Une éclipse totale de Soleil est bien un des spectacles les plus solennels qu'il nous soit donné de voir. Tout à coup, sans motif apparent, dans un ciel inondé de lumière, le bord occidental de l'astre est maculé de noir. C'est le disque invisible de la Lune qui, par rapport à notre point de vue, vient s'interposer devant le disque solaire. L'écran obscur s'avance toujours et la tache noire augmente. Bientôt le Soleil, à demi caché, semble, de ses rayons blafards, n'éclairer qu'à regret le paysage attristé. Enfin, de minute en minute plus mince, l'extrême bord de l'astre disparaît, et les ténèbres se font, soudaines, mais non complètes, car autour du cercle noir de la Lune rayonne une auréole de pâle lumière ou couronne, qui produit parfois de magiques effets.

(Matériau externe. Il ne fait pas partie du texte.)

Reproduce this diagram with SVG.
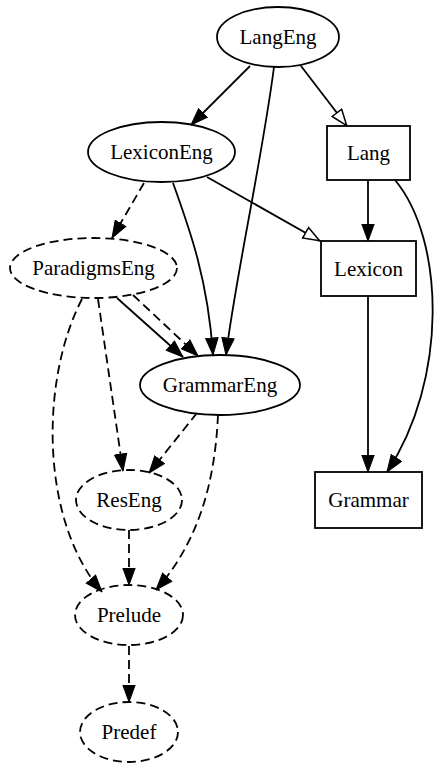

Alors, dans le firmament obscurci, les étoiles, d'abord effacées par les clartés du jour, deviennent visibles, du moins les plus brillantes. La température baisse, la rosée se dépose, une brusque impression de fraîcheur vous saisit. Les plantes replient leur feuillage et ferment leurs fleurs comme pour le repos nocturne. Les chauves souris, tristes amies du crépuscule, quittent leurs retraites pour voleter au grand air ; les oiseaux, au contraire, mettent la tête sous la plume ou regagnent leur nid d'un vol incertain. Les bêtes de somme se couchent en chemin, indociles au fouet qui veut les faire avancer ; les taureaux se rangent en cercle au pâturage, les cornes en dehors, comme pour repousser un ennemi commun ; les poussins se réfugient sous l'aile de leur mère ; le chien tremble d'effroi aux talons de son maître ; l'homme lui-même, l'homme, qui connaît la cause de ces ténèbres insolites et calcule d'avance leur venue, ne peut se défendre d'une vague inquiétude. Chacun, devant le sombre phénomène, sent rouler au fond de ses pensées d'involontaires appréhensions. 0 beau Soleil ! quel deuil, quels suprêmes épouvantements, si ta face jamais se voilait pour toujours ! Quelques minutes, cinq au plus, s'écoulent dans cette anxieuse attente puis un flot de lumière jaillit, l'astre radieux déborde de plus en plus l'écran noir de la Lune, et l'illumination du jour renaît par degrés.